Campbell Lea, Barristers and Solicitors, have also signed on as tenants.

Innovation Minister Allen Roach says projects such as these are ideal for the provincial lending agency to support, as they help to grow the economy and create jobs.

“When you put up a new and modern building on a corner like that, it certainly does have the potential to attract local and some regional and some national tenants,” Roach said.

“As a government, we continue committed to supporting existing growth in Charlottetown as well as in rural P.E.I. We definitely want to see the attraction of buisnesses and new businesses in P.E.I. and with a structure like this, it’s certainly what we want.”

When asked why he approached the province for financing rather than a bank, Tim Banks said private lending institutions would not loan such large sums of money in P.E.I.

“There’s just nobody loaning that kind of money in our marketplace,” Banks said.

He also pointed to multiple past capital projects for which he received loans from the province and paid back in full.

“What I’d like to say to anybody who has an issue with it — they can do it themselves too. I’m putting my money behind the project and I’m doing it within the rules that are set out by Finance P.E.I.,” Banks said.
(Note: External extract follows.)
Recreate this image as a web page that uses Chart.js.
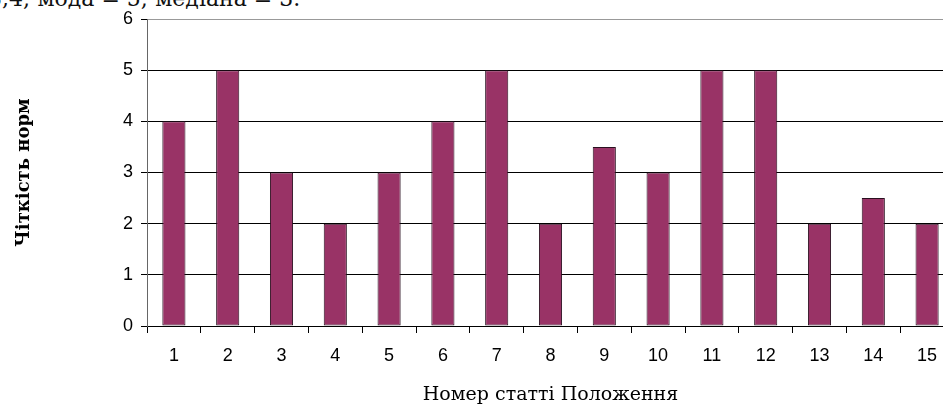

“And you know what the good news is? There’s going to be over 250 people working in downtown Charlottetown when it’s finished and it’s going to create a significant tax base for the city and it’s going to create some choice for Islanders to stay here and get a job from a company that’s going to provide hundreds of them in the technology sector … If the government is not there to foster that, it’s an empty parking lot and a dilapidated building.”